Stacks in MirBuilder
- If merge: `if_merge_stack: Vec<BasicBlockId>`
- Push the merge target before lowering branches, pop after wiring edge copies or Phi at the merge.
- PHI-off: emit per-predecessor edge copies into the merge pred blocks; merge block itself must not add a self-copy.
- PHI-on: place Phi(s) at the merge block head; inputs must cover all predecessors.
- Loop context: `loop_header_stack` / `loop_exit_stack`
- Header = re-check condition; Exit = after-loop block.
- `continue` → jump to Header; `break` → jump to Exit. Both add predecessor metadata from the current block.
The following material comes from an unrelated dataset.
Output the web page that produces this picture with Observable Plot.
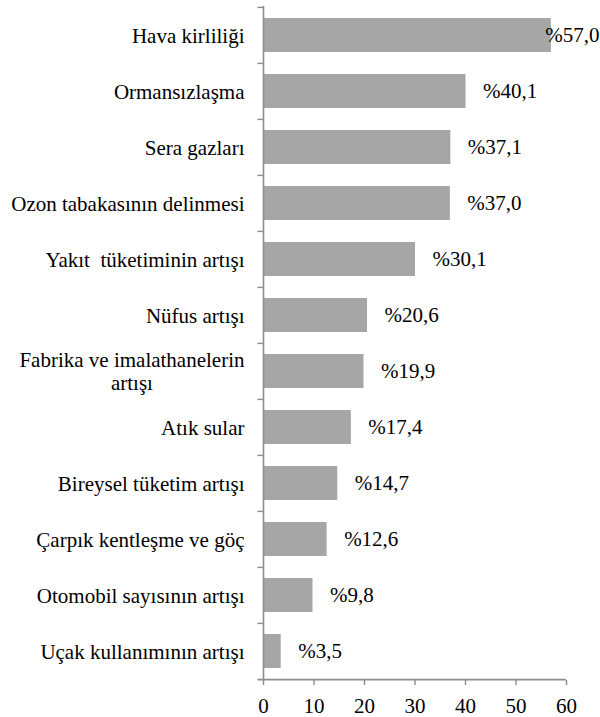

- Builder captures variable-map snapshots on `continue` to contribute latch-like inputs when sealing the header.
JSON v0 Bridge parity
- Bridge `LoopContext { cond_bb, exit_bb }` mirrors MIR loop stacks.
- `continue` lowers to `Jump { target: cond_bb }`; `break` lowers to `Jump { target: exit_bb }`.
Verification hints
- Use-before-def: delay copies that would reference later-defined values or route via Phi at block head.
- Pred consistency: for every `Jump`/`Branch`, record the predecessor on the successor block.
- PHI-off invariant: all merged values reach the merge via predecessor copies; the merge block contains no extra Copy to the same dst.
Snapshot rules (Loop/If)
- Loop: take the latch snapshot at the actual latch block (end of body, after nested if merges). Use it as the backedge source when sealing header.
- If: capture `pre_if_snapshot` before entering then/else; restore at merge and only bind merged variables (diff-based). Avoid self-copy at merge.